Politics is one of those areas where the transformation of ‘the public’ from a single audience (in the form of television viewers and newspaper readers) to a fragmented group of internet surfers has radically affected the nature of communication. Like advertisers, politicians can no longer rely on mass media like TV to get their message across; they need to find new ways of reaching constituents.
Unfortunately, politicians are not, traditionally, the most techno-savvy of people – which is where EPRI (the European Parliament Research Initiative) comes in. EPRI was launched in 1995 to tackle widespread ignorance about internet communications among parliamentarians, and has been run for the EU ever since by the company TSA Teleport Sachsen-Anhalt.
Project manager Marco Langhof recalls that EPRI came along at just the right time. “Parliamentarians often had negative ideas about the internet,” he says. “They tended to associate it with pornography and anarchy.” As a corrective to these uninformed views, EPRI set out to convince the politicians that the net “is not a threat, but a tool.”
“We started by connecting our parliamentarians to the internet,” says Langhof. “They found this very useful, as most were commuting between their homes and Brussels or Strasbourg. And we also helped them to create their own websites.”
Having become a regular annual event, the next EPRI conference is to be held in Lisbon in Spring 2007. It will advance the agenda of the three-year EPRI-Knowledge programme, which is designed to raise awareness among Europe’s individual assemblies. Topics on the table will include how national parliaments can use web services to get closer to constituents.
EPRI-Knowledge (begun in 2005 and due to run until summer 2007) aims to disseminate EPRI’s findings and help to develop ICT vision and leadership among Europe’s national parliaments – as well as monitoring the existing situation in all 39 parliamentary assemblies of the EU and NAC. In this respect, Langhof notes that the project has encountered a very uneven distribution of ICT adoption among the different member states.
“It is anything but a uniform picture,” Langhof says. “It is surprising how some of the most advanced countries in terms of the adoption of ICTs by parliaments are those that are newest to democracy."
"Estonia for example," he continues, "is very advanced technologically, since it only recently drew up its democratic constitution, and so could basically allow for a paperless democracy. For the older democracies in Europe, it is much harder to accommodate new technology, since the original statutes and practices derive from pre-ICT days.”
Uneven distribution is not the only issue. “We have found that some parliamentarians worried about the growing gap – which statistics show – between citizens and the democratic process. Of course, this issue is related to e-inclusion and is a social question, not just a technological one, but technology can help to address the divide between MPs and constituents, if it is used properly.”

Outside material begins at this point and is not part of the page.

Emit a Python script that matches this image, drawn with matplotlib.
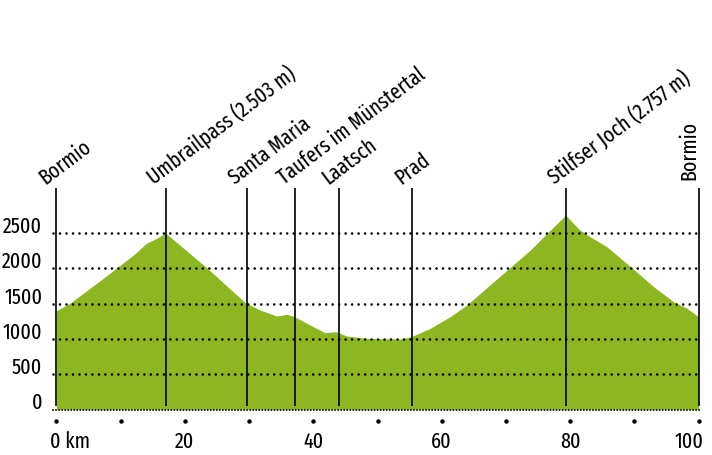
import os
import numpy as np
import matplotlib.pyplot as plt
from matplotlib import font_manager as fm

# elevation profile (km, m)
km = [0, 2.1, 5.2, 7.3, 9.4, 12.0, 14.0, 15.6, 17.0, 19.8, 23.4, 25.5, 27.5,
      29.4, 31.7, 34.3, 35.9, 37.1, 39.5, 41.8, 43.6, 45.2, 48.3, 53.5, 55.1,
      58.2, 61.3, 63.9, 67.5, 70.6, 73.8, 76.4, 79.3, 81.5, 83.1, 85.7, 89.6,
      93.0, 96.1, 98.2, 100]
elev = [1400, 1506, 1719, 1861, 2011, 2192, 2358, 2429, 2503, 2287, 2011, 1837,
        1671, 1514, 1410, 1325, 1349, 1315, 1197, 1088, 1102, 1041, 1008, 998,
        1025, 1150, 1315, 1481, 1766, 2011, 2263, 2500, 2757, 2547, 2452, 2310,
        2011, 1741, 1528, 1435, 1315]

# waypoints
places = ['Bormio', 'Umbrailpass (2.503 m)', 'Santa Maria', 'Taufers im Münstertal',
          'Laatsch', 'Prad', 'Stilfser Joch (2.757 m)', 'Bormio']
place_km = [0, 17.0, 29.6, 37.1, 44.0, 55.4, 79.4, 100]

y_ticks = [0, 500, 1000, 1500, 2000, 2500]
x_ticks = [0, 20, 40, 60, 80, 100]
x_tick_labels = ['0 km', '20', '40', '60', '80', '100']
x_minor = [0, 10, 20, 30, 40, 50, 60, 70, 80, 90, 100]

green = '#8db720'

# the original uses a very narrow face: take the narrowest regular one installed
fprop = None
files = [f.fname for f in fm.fontManager.ttflist]
for key in ['ExtraCondensed.ttf', 'ExtraCondensed-Regular.ttf', 'Condensed.ttf',
            'Condensed-Regular.ttf', 'Narrow-Regular.ttf', 'Narrow.ttf']:
    hits = sorted(p for p in files if os.path.basename(p).endswith(key)
                  and 'Sans' in os.path.basename(p) and 'Mono' not in p)
    if hits:
        fprop = fm.FontProperties(fname=hits[0])
        break
if fprop is None:
    fprop = fm.FontProperties(family='DejaVu Sans')

fig = plt.figure(figsize=(7.12, 4.55), dpi=100)
ax = fig.add_axes([50 / 712, 40 / 455, 655 / 712, 235 / 455])
ax.set_xlim(-1.01, 101.0)
ax.set_ylim(-81, 3257)
ax.axis('off')
renderer = fig.canvas.get_renderer()


def size_for(s, width_px):
    t = fig.text(0, 0, s, fontproperties=fprop, fontsize=10)
    w = t.get_window_extent(renderer).width
    t.remove()
    return 10 * width_px / w


num_fs = min(size_for('2500', 39), 21)
lab_fs = min(size_for('Umbrailpass (2.503 m)', 180), 21)


def txt(**kw):
    p = fprop.copy()
    p.set_size(kw.pop('fs'))
    kw['fontproperties'] = p
    return kw


# profile
ax.fill_between(km, 0, elev, color=green, lw=0, zorder=1)

# dotted grid
for y in y_ticks[1:]:
    ax.plot([-0.6, 100.6], [y, y], color='black', lw=1.9,
            linestyle=(0, (0.01, 2.45)), dash_capstyle='round', zorder=3, clip_on=False)
    ax.text(-2.2, y, f'{y}', ha='right', va='baseline', **txt(fs=num_fs))
ax.plot([-0.6, 100.6], [-10, -10], color='black', lw=1.4,
        linestyle=(0, (0.01, 1.55)), dash_capstyle='round', zorder=3, clip_on=False)
ax.text(-2.2, 0, '0', ha='right', va='baseline', **txt(fs=num_fs))

# km dots and labels
ax.plot(x_minor, [-165] * len(x_minor), 'o', color='black', ms=2.2, clip_on=False)
for x, lab in zip(x_ticks, x_tick_labels):
    if x == 0:
        ax.text(x - 1.0, -550, lab, ha='left', va='baseline', **txt(fs=num_fs))
    elif x == 100:
        ax.text(x + 0.8, -550, lab, ha='right', va='baseline', **txt(fs=num_fs))
    else:
        ax.text(x, -550, lab, ha='center', va='baseline', **txt(fs=num_fs))

# waypoint lines and names
top = 3143
ax.vlines(place_km, 50, top, color='black', lw=1.2, zorder=2, clip_on=False)
for i, (name, x) in enumerate(zip(places, place_km)):
    if i == len(places) - 1:
        ax.annotate(name, (x, top), xytext=(-2.5, 6), textcoords='offset points',
                    rotation=90, rotation_mode='anchor', ha='left', va='baseline',
                    annotation_clip=False, **txt(fs=lab_fs))
    else:
        ax.annotate(name, (x, top), xytext=(-8, 2), textcoords='offset points',
                    rotation=37, rotation_mode='anchor', ha='left', va='baseline',
                    annotation_clip=False, **txt(fs=lab_fs))

fig.savefig('out.png', dpi=100)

In addition to the conferences, frequent workshops allow parliamentarians to learn from each other’s findings, “so that we can see what can be generalised and recommended,” as Langhof says. Another important area for EPRI is research: “Our study, Learning to Live with the internet, gives you a good picture of what roles can be taken, and how the internet can be used to support the work of MPs,” says Langhof.
He likens the work of EPRI to old-fashioned television training for politicians, but emphasises, “There’s a lot of guesswork involved. We can’t be sure how effective blogs are yet.”
Nevertheless, he is optimistic about the future. “Our studies show that parliamentarians are trying to use technology – but a new balance is needed in their roles to enable them to do so efficiently,” he says. “Weblogs, for example, are time-consuming commitments. Also, we see that such channels are directed towards the younger generation, so they will only become more important.”
Technology moves so fast that progress can seem slow, but Langhof is in a good position to assess the improvements: “If I look back over the last ten years, there has been a tremendous change in the take-up of ICTS by MPs,” he says. “All parliamentarians have their own websites now, which just goes to show what can be achieved.”